Fuck Gen Z and having to deal with their soft af, no-mark, entitled behaviour in a professional environment
Besides that, I’m good.
Lovely advice about dadhood from @whatever and @Unbroken1. Felt it and absolutely right. Wish someone told me the same 6 months back.
The missus and I decided to take care of our mini me without a nanny (yes the cook and cleaning lady made a massive difference for our peace of mind) for the first five months. And it soon dawned on me that I was useless when the missus decided she wanted to go all in on breast feeding, no bottle no formula. I’d spend about an hour or two of quality time a day, sometimes putting her to sleep. But not much else. A close friend gave us good advice, said you just need to come to terms with the fact the mother will be doing all the heavy lifting before you start solids. And once she’s moving and eating like a normal human, that’s when the father has to step up. There was some resentment in the early days, but I essentially made myself a butler for my wife, everything from cleaning up after her and the baby, changing diapers as much as possible, and making sure she was always eating and drinking. least I could do really. We’re also very lucky to have a hands-on mother in law who was always there for us when we needed a breather.

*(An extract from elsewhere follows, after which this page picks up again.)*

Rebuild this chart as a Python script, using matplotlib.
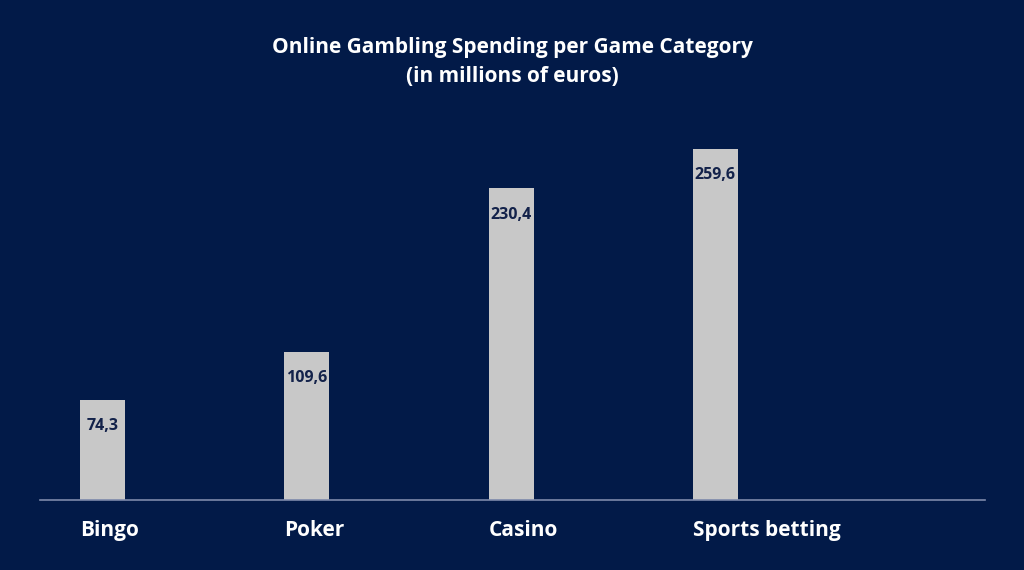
import matplotlib
matplotlib.use("Agg")
import matplotlib.pyplot as plt

categories = ["Bingo", "Poker", "Casino", "Sports betting"]
values = [74.3, 109.6, 230.4, 259.6]
value_labels = ["74,3", "109,6", "230,4", "259,6"]
title = "Online Gambling Spending per Game Category\n(in millions of euros)"

BG = "#021a48"
BAR = "#c8c8c8"
LABEL_DARK = "#13224a"
AXIS = "#7d89aa"
FONT = "Open Sans"

fig = plt.figure(figsize=(10.24, 5.70), dpi=100, facecolor=BG)
ax = fig.add_axes([40/1024, 70/570, 945/1024, 360/570], facecolor=BG)

x = list(range(len(categories)))
bar_w = 45/204.3
ax.bar(x, values, width=bar_w, color=BAR, zorder=2)
ax.set_xlim(-62.5/204.3, 882.5/204.3)
ax.set_ylim(0, 360/1.3526)

for xi, v, lab in zip(x, values, value_labels):
    ax.annotate(lab, (xi, v), xytext=(0, -19), textcoords="offset points",
                ha="center", va="center", fontsize=11.5, fontweight="bold",
                color=LABEL_DARK, family=FONT, zorder=3)
    ax.annotate(categories[xi], (xi - bar_w/2, 0), xytext=(0, -22), textcoords="offset points",
                ha="left", va="center", fontsize=15, fontweight="bold",
                color="white", family=FONT)

for s in ["top", "right", "left"]:
    ax.spines[s].set_visible(False)
ax.spines["bottom"].set_color(AXIS)
ax.spines["bottom"].set_linewidth(1.2)
ax.set_xticks([])
ax.set_yticks([])

fig.text(512/1024, 1 - 62/570, title, ha="center", va="center", fontsize=15,
         fontweight="bold", color="white", family=FONT, linespacing=1.49)

fig.savefig("out.png", dpi=100, facecolor=BG)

6th month, we’ve hired a live-in nanny, since maternity leave has ended. Game changer. Obviously not exactly affordable in the west, but if you can make it happen, just do it.
Anyone had any experience with “cry it out”? I had a Nri yank friend stay with us for a couple of weeks with his 1.5 year old son. What a mindfuck it was to hear the kid cry himself to sleep every other night. Don’t think we’ll ever go that route, but in terms of living on a schedule it worked for them. 7-8 he’d be crying, but like clockwork would be out from 8-7.